╭─ Data shown

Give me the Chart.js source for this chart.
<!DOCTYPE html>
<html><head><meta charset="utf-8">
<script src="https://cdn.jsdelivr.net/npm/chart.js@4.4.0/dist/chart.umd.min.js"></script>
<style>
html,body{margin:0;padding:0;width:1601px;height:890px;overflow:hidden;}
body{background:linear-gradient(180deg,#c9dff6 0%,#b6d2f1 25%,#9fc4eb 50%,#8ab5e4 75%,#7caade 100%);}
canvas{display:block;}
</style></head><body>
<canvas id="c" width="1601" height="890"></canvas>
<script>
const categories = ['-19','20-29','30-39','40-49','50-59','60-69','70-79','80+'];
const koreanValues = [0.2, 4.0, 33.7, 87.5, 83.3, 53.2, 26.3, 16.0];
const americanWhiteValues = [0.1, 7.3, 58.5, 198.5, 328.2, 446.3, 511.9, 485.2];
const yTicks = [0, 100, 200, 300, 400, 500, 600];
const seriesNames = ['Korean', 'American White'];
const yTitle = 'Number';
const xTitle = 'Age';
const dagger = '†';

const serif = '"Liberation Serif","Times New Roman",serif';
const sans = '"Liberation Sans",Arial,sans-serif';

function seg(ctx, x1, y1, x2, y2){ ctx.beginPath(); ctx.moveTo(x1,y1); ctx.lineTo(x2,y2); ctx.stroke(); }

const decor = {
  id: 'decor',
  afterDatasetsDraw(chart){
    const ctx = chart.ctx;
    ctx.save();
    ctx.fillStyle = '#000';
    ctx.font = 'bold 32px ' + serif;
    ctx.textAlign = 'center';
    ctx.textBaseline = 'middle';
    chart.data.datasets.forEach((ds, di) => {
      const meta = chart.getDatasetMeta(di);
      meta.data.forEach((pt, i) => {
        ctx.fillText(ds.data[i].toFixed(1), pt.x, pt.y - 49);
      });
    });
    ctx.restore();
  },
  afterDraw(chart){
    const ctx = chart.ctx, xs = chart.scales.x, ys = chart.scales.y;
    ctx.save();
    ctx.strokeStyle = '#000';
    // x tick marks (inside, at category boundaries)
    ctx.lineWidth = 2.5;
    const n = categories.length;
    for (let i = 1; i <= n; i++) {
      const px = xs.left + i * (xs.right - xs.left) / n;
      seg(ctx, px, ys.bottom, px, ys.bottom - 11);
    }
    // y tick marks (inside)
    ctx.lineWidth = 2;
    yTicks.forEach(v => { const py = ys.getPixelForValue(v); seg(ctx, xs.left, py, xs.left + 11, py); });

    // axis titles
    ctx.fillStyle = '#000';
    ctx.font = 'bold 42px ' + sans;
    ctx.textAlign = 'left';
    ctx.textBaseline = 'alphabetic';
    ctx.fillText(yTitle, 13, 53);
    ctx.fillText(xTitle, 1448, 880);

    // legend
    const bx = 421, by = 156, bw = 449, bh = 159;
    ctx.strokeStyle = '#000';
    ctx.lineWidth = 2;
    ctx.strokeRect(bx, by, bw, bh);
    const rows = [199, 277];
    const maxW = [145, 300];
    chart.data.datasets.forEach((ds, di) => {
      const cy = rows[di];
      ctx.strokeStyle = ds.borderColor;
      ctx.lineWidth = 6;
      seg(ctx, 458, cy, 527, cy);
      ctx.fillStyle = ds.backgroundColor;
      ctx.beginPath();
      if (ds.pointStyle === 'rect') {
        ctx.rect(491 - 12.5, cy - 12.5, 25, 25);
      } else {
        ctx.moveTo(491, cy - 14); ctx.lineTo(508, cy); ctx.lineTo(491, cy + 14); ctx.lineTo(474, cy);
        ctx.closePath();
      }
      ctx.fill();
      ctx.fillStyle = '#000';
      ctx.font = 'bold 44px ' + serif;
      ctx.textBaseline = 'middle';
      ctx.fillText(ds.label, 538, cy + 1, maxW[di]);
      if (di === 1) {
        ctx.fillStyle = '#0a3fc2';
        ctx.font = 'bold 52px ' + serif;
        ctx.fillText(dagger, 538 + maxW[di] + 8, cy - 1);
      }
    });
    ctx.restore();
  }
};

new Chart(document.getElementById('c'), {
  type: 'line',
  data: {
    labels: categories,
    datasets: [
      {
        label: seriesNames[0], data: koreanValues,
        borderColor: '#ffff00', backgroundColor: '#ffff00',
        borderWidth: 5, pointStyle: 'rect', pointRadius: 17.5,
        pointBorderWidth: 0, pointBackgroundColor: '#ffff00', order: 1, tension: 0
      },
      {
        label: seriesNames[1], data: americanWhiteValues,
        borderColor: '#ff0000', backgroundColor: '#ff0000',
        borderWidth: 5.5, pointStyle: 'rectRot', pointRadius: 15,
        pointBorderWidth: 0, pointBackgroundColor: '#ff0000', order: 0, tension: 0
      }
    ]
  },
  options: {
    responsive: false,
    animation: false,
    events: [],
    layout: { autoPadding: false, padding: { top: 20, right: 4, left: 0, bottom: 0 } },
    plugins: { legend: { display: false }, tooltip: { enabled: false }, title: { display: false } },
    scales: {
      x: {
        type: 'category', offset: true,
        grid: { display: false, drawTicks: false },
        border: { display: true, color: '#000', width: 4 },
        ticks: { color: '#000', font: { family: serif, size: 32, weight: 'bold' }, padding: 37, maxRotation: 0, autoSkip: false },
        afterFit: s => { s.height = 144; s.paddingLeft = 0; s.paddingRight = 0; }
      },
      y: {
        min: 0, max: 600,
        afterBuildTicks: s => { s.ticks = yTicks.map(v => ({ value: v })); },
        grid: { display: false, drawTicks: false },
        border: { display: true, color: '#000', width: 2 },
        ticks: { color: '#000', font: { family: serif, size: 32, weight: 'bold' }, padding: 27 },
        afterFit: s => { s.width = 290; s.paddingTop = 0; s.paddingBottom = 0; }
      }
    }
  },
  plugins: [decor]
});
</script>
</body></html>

╰─

- Your instructions: Return the opening line of the data and every line after it through the line containing "ctx.beginPath(); ctx.moveTo(x1,y1); ctx.lineTo(x2,y2);", please, exactly as written and with nothing added.

- Reply:
Give me the Chart.js source for this chart.
<!DOCTYPE html>
<html><head><meta charset="utf-8">
<script src="https://cdn.jsdelivr.net/npm/chart.js@4.4.0/dist/chart.umd.min.js"></script>
<style>
html,body{margin:0;padding:0;width:1601px;height:890px;overflow:hidden;}
body{background:linear-gradient(180deg,#c9dff6 0%,#b6d2f1 25%,#9fc4eb 50%,#8ab5e4 75%,#7caade 100%);}
canvas{display:block;}
</style></head><body>
<canvas id="c" width="1601" height="890"></canvas>
<script>
const categories = ['-19','20-29','30-39','40-49','50-59','60-69','70-79','80+'];
const koreanValues = [0.2, 4.0, 33.7, 87.5, 83.3, 53.2, 26.3, 16.0];
const americanWhiteValues = [0.1, 7.3, 58.5, 198.5, 328.2, 446.3, 511.9, 485.2];
const yTicks = [0, 100, 200, 300, 400, 500, 600];
const seriesNames = ['Korean', 'American White'];
const yTitle = 'Number';
const xTitle = 'Age';
const dagger = '†';

const serif = '"Liberation Serif","Times New Roman",serif';
const sans = '"Liberation Sans",Arial,sans-serif';

function seg(ctx, x1, y1, x2, y2){ ctx.beginPath(); ctx.moveTo(x1,y1); ctx.lineTo(x2,y2); ctx.stroke(); }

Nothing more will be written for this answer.